**WHAT YOU ARE ASKED TO DO**
Copy out every line exactly, passing over the pictures.
** Start ENTRIES SUPPLIED **
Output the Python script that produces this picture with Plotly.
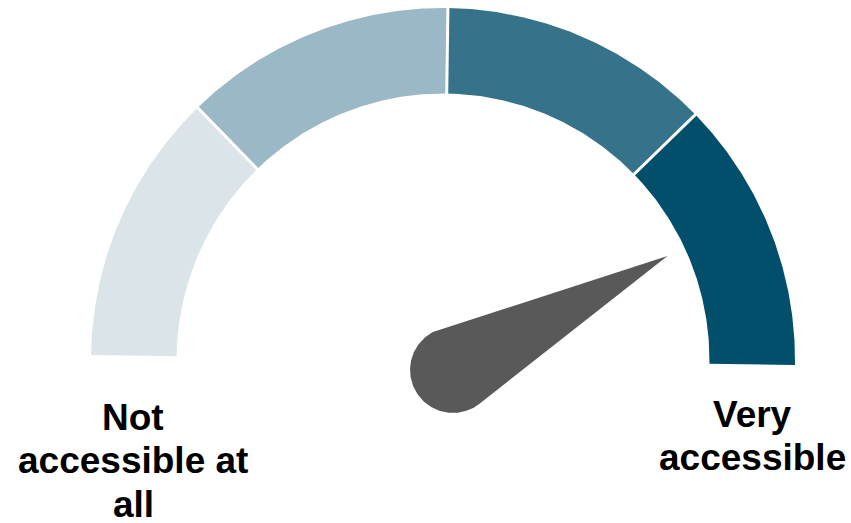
import numpy as np
import plotly.graph_objects as go

# Gauge scale: four equal bands from 0 to 100
band_edges = [0, 25, 50, 75, 100]
band_colors = ["#dae4e9", "#9bb8c6", "#36738b", "#024f6c"]

# Reading shown by the needle (0-100)
needle_value = 84

# End labels, one entry per text line
left_label_lines = ["Not", "accessible at", "all"]
right_label_lines = ["Very", "accessible"]

# Geometry (data units: outer radius = 1)
R_OUT = 1.0
R_IN = 0.757
TILT = -0.8            # small clockwise rotation of the dial, degrees
HUB = (0.0284, -0.0284)
HUB_R = 0.122
NEEDLE_LEN = 0.69
NEEDLE_COLOR = "#595959"

W, H = 851, 523
PX = 352.0             # pixels per data unit
CX, CY = 443.0, 360.0  # dial centre in pixels


def value_to_angle(v):
    """Map a gauge value to a polar angle in degrees (180 = left, 0 = right)."""
    return 180.0 + TILT - 1.8 * v


fig = go.Figure()

# Coloured bands
for lo, hi, col in zip(band_edges[:-1], band_edges[1:], band_colors):
    a0, a1 = np.radians(value_to_angle(lo)), np.radians(value_to_angle(hi))
    t = np.linspace(a0, a1, 120)
    xs = np.concatenate([R_OUT * np.cos(t), R_IN * np.cos(t[::-1])])
    ys = np.concatenate([R_OUT * np.sin(t), R_IN * np.sin(t[::-1])])
    fig.add_trace(go.Scatter(x=xs, y=ys, fill="toself", fillcolor=col,
                             mode="lines", line=dict(width=0, color=col),
                             hoverinfo="skip", showlegend=False))

# White separators between the bands
for v in band_edges[1:-1]:
    a = np.radians(value_to_angle(v))
    fig.add_trace(go.Scatter(x=[0.7 * np.cos(a), 1.05 * np.cos(a)],
                             y=[0.7 * np.sin(a), 1.05 * np.sin(a)],
                             mode="lines", line=dict(width=3, color="white"),
                             hoverinfo="skip", showlegend=False))

# Needle: round hub with a tapering pointer tangent to it
na = np.radians(value_to_angle(needle_value))
tip = (HUB[0] + NEEDLE_LEN * np.cos(na), HUB[1] + NEEDLE_LEN * np.sin(na))
phi = np.arccos(HUB_R / NEEDLE_LEN)
arc = np.linspace(na + phi, na + 2 * np.pi - phi, 160)
nx = np.concatenate([[tip[0]], HUB[0] + HUB_R * np.cos(arc), [tip[0]]])
ny = np.concatenate([[tip[1]], HUB[1] + HUB_R * np.sin(arc), [tip[1]]])
fig.add_trace(go.Scatter(x=nx, y=ny, fill="toself", fillcolor=NEEDLE_COLOR,
                         mode="lines", line=dict(width=0, color=NEEDLE_COLOR),
                         hoverinfo="skip", showlegend=False))

# End labels
label_font = dict(family="Liberation Sans, Arial, sans-serif", size=37, color="#000000")
for lines, xc, y_first in [(left_label_lines, 133, 417), (right_label_lines, 752, 414)]:
    for i, txt in enumerate(lines):
        fig.add_annotation(x=xc / W, y=1 - (y_first + 43.5 * i) / H,
                           xref="paper", yref="paper", text="<b>%s</b>" % txt,
                           showarrow=False, xanchor="center", yanchor="middle",
                           font=label_font)

fig.update_layout(
    width=W, height=H,
    margin=dict(l=0, r=0, t=0, b=0),
    paper_bgcolor="white", plot_bgcolor="white",
    xaxis=dict(range=[-CX / PX, (W - CX) / PX], visible=False, fixedrange=True),
    yaxis=dict(range=[-(H - CY) / PX, CY / PX], visible=False, fixedrange=True),
)

fig.write_html("out.html")
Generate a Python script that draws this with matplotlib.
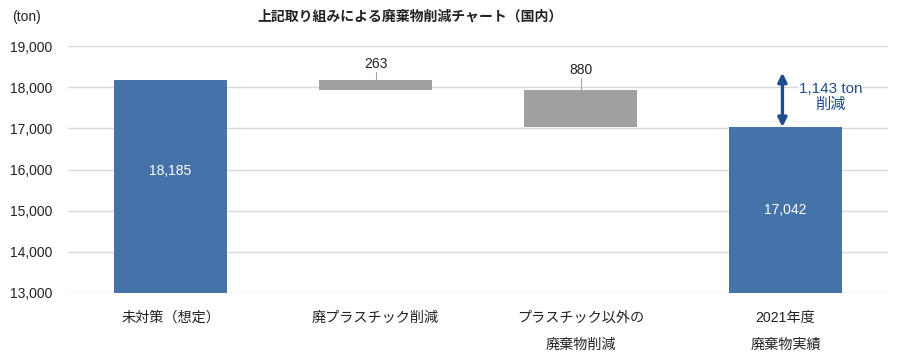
** End ENTRIES SUPPLIED **
**OUTPUT OF THE TASK**
Output the Python script that produces this picture with Plotly.
import numpy as np
import plotly.graph_objects as go

# Gauge scale: four equal bands from 0 to 100
band_edges = [0, 25, 50, 75, 100]
band_colors = ["#dae4e9", "#9bb8c6", "#36738b", "#024f6c"]

# Reading shown by the needle (0-100)
needle_value = 84

# End labels, one entry per text line
left_label_lines = ["Not", "accessible at", "all"]
right_label_lines = ["Very", "accessible"]

# Geometry (data units: outer radius = 1)
R_OUT = 1.0
R_IN = 0.757
TILT = -0.8            # small clockwise rotation of the dial, degrees
HUB = (0.0284, -0.0284)
HUB_R = 0.122
NEEDLE_LEN = 0.69
NEEDLE_COLOR = "#595959"

W, H = 851, 523
PX = 352.0             # pixels per data unit
CX, CY = 443.0, 360.0  # dial centre in pixels


def value_to_angle(v):
    """Map a gauge value to a polar angle in degrees (180 = left, 0 = right)."""
    return 180.0 + TILT - 1.8 * v


fig = go.Figure()

# Coloured bands
for lo, hi, col in zip(band_edges[:-1], band_edges[1:], band_colors):
    a0, a1 = np.radians(value_to_angle(lo)), np.radians(value_to_angle(hi))
    t = np.linspace(a0, a1, 120)
    xs = np.concatenate([R_OUT * np.cos(t), R_IN * np.cos(t[::-1])])
    ys = np.concatenate([R_OUT * np.sin(t), R_IN * np.sin(t[::-1])])
    fig.add_trace(go.Scatter(x=xs, y=ys, fill="toself", fillcolor=col,
                             mode="lines", line=dict(width=0, color=col),
                             hoverinfo="skip", showlegend=False))

# White separators between the bands
for v in band_edges[1:-1]:
    a = np.radians(value_to_angle(v))
    fig.add_trace(go.Scatter(x=[0.7 * np.cos(a), 1.05 * np.cos(a)],
                             y=[0.7 * np.sin(a), 1.05 * np.sin(a)],
                             mode="lines", line=dict(width=3, color="white"),
                             hoverinfo="skip", showlegend=False))

# Needle: round hub with a tapering pointer tangent to it
na = np.radians(value_to_angle(needle_value))
tip = (HUB[0] + NEEDLE_LEN * np.cos(na), HUB[1] + NEEDLE_LEN * np.sin(na))
phi = np.arccos(HUB_R / NEEDLE_LEN)
arc = np.linspace(na + phi, na + 2 * np.pi - phi, 160)
nx = np.concatenate([[tip[0]], HUB[0] + HUB_R * np.cos(arc), [tip[0]]])
ny = np.concatenate([[tip[1]], HUB[1] + HUB_R * np.sin(arc), [tip[1]]])
fig.add_trace(go.Scatter(x=nx, y=ny, fill="toself", fillcolor=NEEDLE_COLOR,
                         mode="lines", line=dict(width=0, color=NEEDLE_COLOR),
                         hoverinfo="skip", showlegend=False))

# End labels
label_font = dict(family="Liberation Sans, Arial, sans-serif", size=37, color="#000000")
for lines, xc, y_first in [(left_label_lines, 133, 417), (right_label_lines, 752, 414)]:
    for i, txt in enumerate(lines):
        fig.add_annotation(x=xc / W, y=1 - (y_first + 43.5 * i) / H,
                           xref="paper", yref="paper", text="<b>%s</b>" % txt,
                           showarrow=False, xanchor="center", yanchor="middle",
                           font=label_font)

fig.update_layout(
    width=W, height=H,
    margin=dict(l=0, r=0, t=0, b=0),
    paper_bgcolor="white", plot_bgcolor="white",
    xaxis=dict(range=[-CX / PX, (W - CX) / PX], visible=False, fixedrange=True),
    yaxis=dict(range=[-(H - CY) / PX, CY / PX], visible=False, fixedrange=True),
)

fig.write_html("out.html")
Generate a Python script that draws this with matplotlib.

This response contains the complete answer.